Seit einigen Monaten gibt es nun eine Nachfolge-Seite mit dem identen Domain-Namen. Die Vorgänger-Homepage wurde anonym über einen Server in den USA betrieben. Diesmal ist der Inhaber namentlich bekannt – es handelt sich um Richard P., der auch als Kontaktperson auf der Homepage angeführt wird.

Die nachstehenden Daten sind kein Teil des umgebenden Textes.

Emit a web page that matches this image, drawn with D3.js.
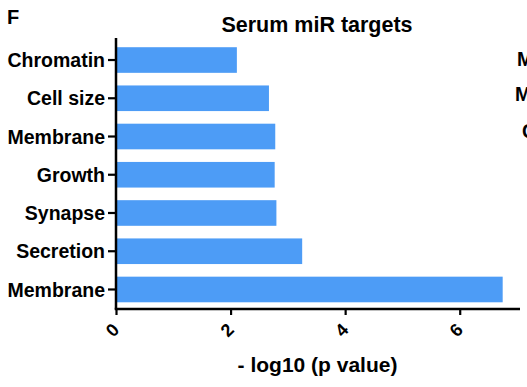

P. ist in der rechten Szene kein Unbekannter: Das ehemalige Vorstandsmitglied der FPÖ-Jugendorganisation in Graz (Anm. des Rings Freiheitlicher Jugend) ist Burschenschafter und stand in Graz bereits zwei Mal vor Gericht. Er wurde zu 24 Monaten bedingter Haft wegen nationalsozialistischer Wiederbetätigung und nicht rechtskräftig wegen Körperverletzung zu einer unbedingten Haftstrafe verurteilt.

Eine tragende Rolle kann Gottfried Küssel schon aufgrund seiner Inhaftierung nicht spielen. Die Strategie, sich als „eingesperrter“ Märtyrer zu präsentieren, ist in Österreich laut dem Österreichischen Dokumentationsarchiv (DÖW) nur bedingt aufgegangen. Aufrufe zur Solidarität mit Küssel gingen von Süddeutschland aus. Hierzulande gab es nur wenige Nachahmer. Die Szene sei dafür viel zu „desorganisiert“.

Nachfolger, heißt es im DÖW, gäbe es zwar. Doch aufgrund des Drucks der Behörden seien die potenziellen Akteure in Deckung gegangen. „Verurteilung und Verhaftung haben eine extrem abschreckende Wirkung“, erklärt Andreas Peham vom DÖW. Für ihn unterstreicht das, wie wichtig das NS-Verbotsgesetz ist.

Die rechte Szene hat sich gewandelt: Die neue Generation trifft sich in losen Gruppen, die sich via sozialer Medien organisieren und nach außen in einem gemäßigten Ton auftreten. Dieser „führerlose Widerstand“ argumentiert mit rassistischen Kulturtheorien anstatt mit offen nationalsozialistischen Parolen. Häufig finden sich in diesen rechtsextremen Kreisen auch einschlägig bekannte Neonazis. In Wien ist ein „Jünger“ Küssels in einer neuen Bewegung aktiv. Damit, meint Peham, erreiche man „breitere Kreise“. Der Wandel in der Organisation dürfe nicht dazu verleiten, den Neonazismus zu verharmlosen. Er ist nun schwerer zu fassen.

Gefährlich war auch Küssels Homepage, auf der zu Gewalt gegen Personen aufgerufen wurde – gespickt mit Fotos und den Adressen.